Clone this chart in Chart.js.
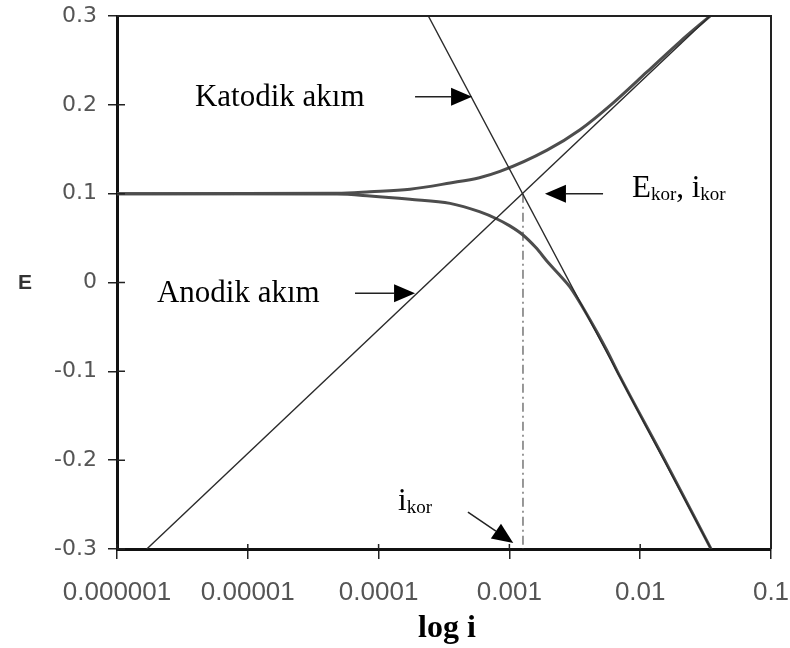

-*-

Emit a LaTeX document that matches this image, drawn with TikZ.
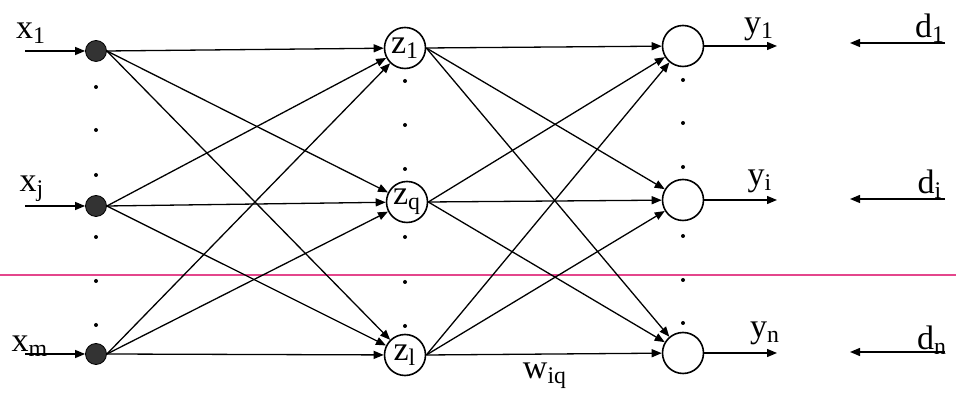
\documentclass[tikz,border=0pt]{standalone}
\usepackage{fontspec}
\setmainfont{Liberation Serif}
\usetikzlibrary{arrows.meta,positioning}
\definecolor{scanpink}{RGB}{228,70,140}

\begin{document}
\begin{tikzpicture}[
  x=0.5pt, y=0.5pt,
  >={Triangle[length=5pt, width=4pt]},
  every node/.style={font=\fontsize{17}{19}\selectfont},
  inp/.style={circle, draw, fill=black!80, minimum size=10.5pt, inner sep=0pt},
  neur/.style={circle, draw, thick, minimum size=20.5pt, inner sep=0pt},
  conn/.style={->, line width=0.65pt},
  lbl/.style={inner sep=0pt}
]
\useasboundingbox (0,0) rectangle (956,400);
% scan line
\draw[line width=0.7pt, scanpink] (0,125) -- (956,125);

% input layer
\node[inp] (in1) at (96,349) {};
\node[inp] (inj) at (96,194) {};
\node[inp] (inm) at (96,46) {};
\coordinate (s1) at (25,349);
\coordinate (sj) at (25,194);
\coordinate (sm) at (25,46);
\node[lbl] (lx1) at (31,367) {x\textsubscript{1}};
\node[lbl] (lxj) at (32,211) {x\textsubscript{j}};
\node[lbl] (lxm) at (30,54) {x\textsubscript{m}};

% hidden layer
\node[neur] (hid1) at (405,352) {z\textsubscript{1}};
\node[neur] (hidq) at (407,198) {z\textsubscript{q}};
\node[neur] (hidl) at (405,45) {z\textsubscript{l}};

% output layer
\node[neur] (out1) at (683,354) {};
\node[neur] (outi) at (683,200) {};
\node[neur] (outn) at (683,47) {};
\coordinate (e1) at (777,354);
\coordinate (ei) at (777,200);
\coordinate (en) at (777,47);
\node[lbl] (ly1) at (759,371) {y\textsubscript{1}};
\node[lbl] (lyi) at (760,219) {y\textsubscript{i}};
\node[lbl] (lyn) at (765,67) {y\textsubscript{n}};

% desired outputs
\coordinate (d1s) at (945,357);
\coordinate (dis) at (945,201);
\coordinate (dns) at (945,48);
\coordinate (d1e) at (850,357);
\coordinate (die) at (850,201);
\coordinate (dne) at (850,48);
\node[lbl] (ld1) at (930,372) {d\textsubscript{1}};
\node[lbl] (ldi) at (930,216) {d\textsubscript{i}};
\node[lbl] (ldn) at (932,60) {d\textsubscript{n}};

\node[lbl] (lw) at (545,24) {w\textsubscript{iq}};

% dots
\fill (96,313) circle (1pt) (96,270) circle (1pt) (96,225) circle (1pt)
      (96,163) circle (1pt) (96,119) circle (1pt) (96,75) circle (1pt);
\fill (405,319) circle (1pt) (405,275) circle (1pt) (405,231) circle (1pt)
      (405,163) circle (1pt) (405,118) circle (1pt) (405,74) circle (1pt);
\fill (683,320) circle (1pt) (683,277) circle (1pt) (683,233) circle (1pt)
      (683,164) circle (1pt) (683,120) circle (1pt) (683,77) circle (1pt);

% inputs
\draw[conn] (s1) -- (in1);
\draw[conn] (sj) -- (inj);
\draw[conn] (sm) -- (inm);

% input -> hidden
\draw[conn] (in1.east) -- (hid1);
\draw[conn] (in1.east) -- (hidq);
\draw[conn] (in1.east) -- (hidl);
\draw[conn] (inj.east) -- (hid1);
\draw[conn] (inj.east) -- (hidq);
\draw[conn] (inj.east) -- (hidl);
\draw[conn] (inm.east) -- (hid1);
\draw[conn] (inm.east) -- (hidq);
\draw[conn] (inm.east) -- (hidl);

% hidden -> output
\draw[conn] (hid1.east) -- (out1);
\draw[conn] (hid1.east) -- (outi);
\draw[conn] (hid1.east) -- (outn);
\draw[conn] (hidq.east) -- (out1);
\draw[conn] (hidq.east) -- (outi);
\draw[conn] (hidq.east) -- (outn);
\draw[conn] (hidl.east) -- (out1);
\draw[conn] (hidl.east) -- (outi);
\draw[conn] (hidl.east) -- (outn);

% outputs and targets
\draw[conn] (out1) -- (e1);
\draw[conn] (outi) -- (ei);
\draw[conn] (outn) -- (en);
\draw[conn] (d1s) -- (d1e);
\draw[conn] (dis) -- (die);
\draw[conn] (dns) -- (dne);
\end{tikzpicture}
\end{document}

-*-

**Your objective:** Give back exactly the lines from the one that holds "Emit a LaTeX" to the one that holds "(0,125) -- (956,125);", with both ends and without the images.

**Result of this exercise:**
Emit a LaTeX document that matches this image, drawn with TikZ.
\documentclass[tikz,border=0pt]{standalone}
\usepackage{fontspec}
\setmainfont{Liberation Serif}
\usetikzlibrary{arrows.meta,positioning}
\definecolor{scanpink}{RGB}{228,70,140}

\begin{document}
\begin{tikzpicture}[
  x=0.5pt, y=0.5pt,
  >={Triangle[length=5pt, width=4pt]},
  every node/.style={font=\fontsize{17}{19}\selectfont},
  inp/.style={circle, draw, fill=black!80, minimum size=10.5pt, inner sep=0pt},
  neur/.style={circle, draw, thick, minimum size=20.5pt, inner sep=0pt},
  conn/.style={->, line width=0.65pt},
  lbl/.style={inner sep=0pt}
]
\useasboundingbox (0,0) rectangle (956,400);
% scan line
\draw[line width=0.7pt, scanpink] (0,125) -- (956,125);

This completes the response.